Caro Marco Pantani, avevi ragione tu: non eri il bene o il male del mondo ma solo un omino ricurvo su un manubrio, tutto pelle e ossa, che saliva con le sue gambe verso una montagna. Eri un pelato senza la faccia da campione ma con un cuore grande come l’Izoard. Eri solo un ciclista. Il migliore. Avevi ragione tu perché quelle migliaia di bambini che piangevano al tuo funerale adesso sono diventati molto più grandi dei “grandi”
che ti schifavano nel 2004 e si ritrovano davanti al vecchio chiosco di mamma Tonina sotto la pineta per inforcare la bici, stringersi la bandana sulla fronte e partire all’avventura, tra canali e strade bianche. Poi, dopo essersi svestiti poco a poco di tutto fino a restare pelati, fanno a gara per arrivare primi al tuo monumento.

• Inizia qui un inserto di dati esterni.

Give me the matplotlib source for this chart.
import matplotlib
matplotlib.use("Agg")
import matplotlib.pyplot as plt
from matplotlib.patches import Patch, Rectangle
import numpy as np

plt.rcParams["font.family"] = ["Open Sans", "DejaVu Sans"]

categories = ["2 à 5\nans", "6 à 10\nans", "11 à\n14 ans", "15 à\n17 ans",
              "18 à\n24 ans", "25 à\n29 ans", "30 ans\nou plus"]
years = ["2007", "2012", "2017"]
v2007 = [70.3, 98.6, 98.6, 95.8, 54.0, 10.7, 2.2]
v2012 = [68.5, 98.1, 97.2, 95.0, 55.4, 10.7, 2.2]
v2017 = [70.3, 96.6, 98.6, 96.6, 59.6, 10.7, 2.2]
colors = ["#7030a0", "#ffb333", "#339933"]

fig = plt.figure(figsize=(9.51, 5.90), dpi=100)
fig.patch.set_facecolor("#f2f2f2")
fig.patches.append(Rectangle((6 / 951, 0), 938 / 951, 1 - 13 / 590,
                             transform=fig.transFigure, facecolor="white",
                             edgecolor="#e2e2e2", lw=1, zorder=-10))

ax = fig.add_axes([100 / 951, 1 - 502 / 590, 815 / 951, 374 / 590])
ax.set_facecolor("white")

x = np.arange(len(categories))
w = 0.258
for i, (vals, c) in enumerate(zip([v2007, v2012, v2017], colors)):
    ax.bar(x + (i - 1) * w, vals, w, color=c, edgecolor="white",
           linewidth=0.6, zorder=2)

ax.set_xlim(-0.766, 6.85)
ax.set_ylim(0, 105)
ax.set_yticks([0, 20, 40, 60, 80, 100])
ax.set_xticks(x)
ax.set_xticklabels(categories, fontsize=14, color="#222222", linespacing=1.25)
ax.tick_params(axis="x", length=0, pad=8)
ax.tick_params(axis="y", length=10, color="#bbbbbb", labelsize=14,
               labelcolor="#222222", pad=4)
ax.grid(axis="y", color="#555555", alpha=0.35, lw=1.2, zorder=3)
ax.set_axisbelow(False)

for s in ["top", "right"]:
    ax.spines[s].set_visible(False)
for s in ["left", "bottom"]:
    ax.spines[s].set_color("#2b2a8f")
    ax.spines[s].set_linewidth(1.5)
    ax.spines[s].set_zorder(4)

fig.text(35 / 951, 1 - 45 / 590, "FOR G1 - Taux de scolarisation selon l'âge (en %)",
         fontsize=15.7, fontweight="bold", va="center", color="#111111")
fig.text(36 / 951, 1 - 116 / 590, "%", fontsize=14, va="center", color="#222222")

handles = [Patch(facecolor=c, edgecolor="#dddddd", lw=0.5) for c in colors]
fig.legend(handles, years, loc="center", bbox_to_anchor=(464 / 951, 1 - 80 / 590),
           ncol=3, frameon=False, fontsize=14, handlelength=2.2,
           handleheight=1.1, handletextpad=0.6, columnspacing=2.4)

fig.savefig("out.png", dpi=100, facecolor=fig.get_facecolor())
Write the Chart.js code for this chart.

Perché Pantani è rito, traguardo e desiderio.Avevi ragione quando dicevi: il ciclismo mi mancherà, ma mancherò più io al ciclismo. E avevi ragione anche nelle ultime notti di vita, quando dormivi sempre sul divano, come un gatto o come un cane, perché il letto avrebbe dovuto restare immacolato finché non avessi potuto tornarci insieme a lei, il tuo angelo (demone). Anche noi, Marco, ogni notte del tuo compleanno e di San Valentino dormiamo sul divano, ripetendo un gesto mai apprezzato (a te pesavano le vene, non i gesti) che è l’atto d’amore più struggente e semplice per festeggiarti e ricordarti.
In te hanno sempre cercato ed esaltato le debolezze, le sconfitte e le tragedie perché non accettavano le loro (le nostre) debolezze, o forse invidiavano le tue, così immense da far comodo: quando portavi la croce, uccidevano te invece di toglierti la croce. Ti hanno ridotto in polvere (bianca) ma non hanno detto che prima di quella polvere eri stato molto di più: un cumulo di chiodi e d’ossa perché una jeep in contromano ti aveva travolto in corsa, un atleta di cristallo andato in frantumi per colpa di un gatto nero sulla discesa del Chiunzi. Di quelle tue morti non parla nessuno ma si fissano sull’ultima, solo la più lunga, quasi infinita: e così ogni anno che passa rivivi scattando sempre più forte perché il 99% di quelli che correvano con te si scopre che erano peggio di te.
Sai, Marco, che il tuo insegnamento migliore è questo: nella vita puoi sbagliare, perdere e perfino morire, lasciando però il cuore e la scia in quelli che restano. In 34 anni di vita non conta la parentesi prima del punto finale, ma il libro che la precede. E un uomo più leggero di un uccello può portare tutti quanti con sé in un punto più lontano e migliore, a fare tanta strada. A fare vento. Fiato. Scatto. Orecchino. Bandana. Orecchie. Pelata. Smorfia. Gabbiani. Canali, Pinete. Pescatori. Onde. Romagna. Neve. Fango. Cappellino. Preghiera. Gruppo. Cartelli. Vernice. Colpi. Attacchi. Istinto. Fiuto. Pietra. Ruota. Cambio. Attesa. Tristezza. Dolcezza. Solitudine. Schiaffo. Fuga. Monte. Fuoco. Spada. Tortura. Agonia. Foglietti. Fine. Prova a farci cadere da lassù un altro pelato e un’altra bandana, caro Marco. Ci vediamo dietro al prossimo tornante, dove c’è sempre qualcuno pronto a urlare al primo ciclista che passa: «Vai, Pantani».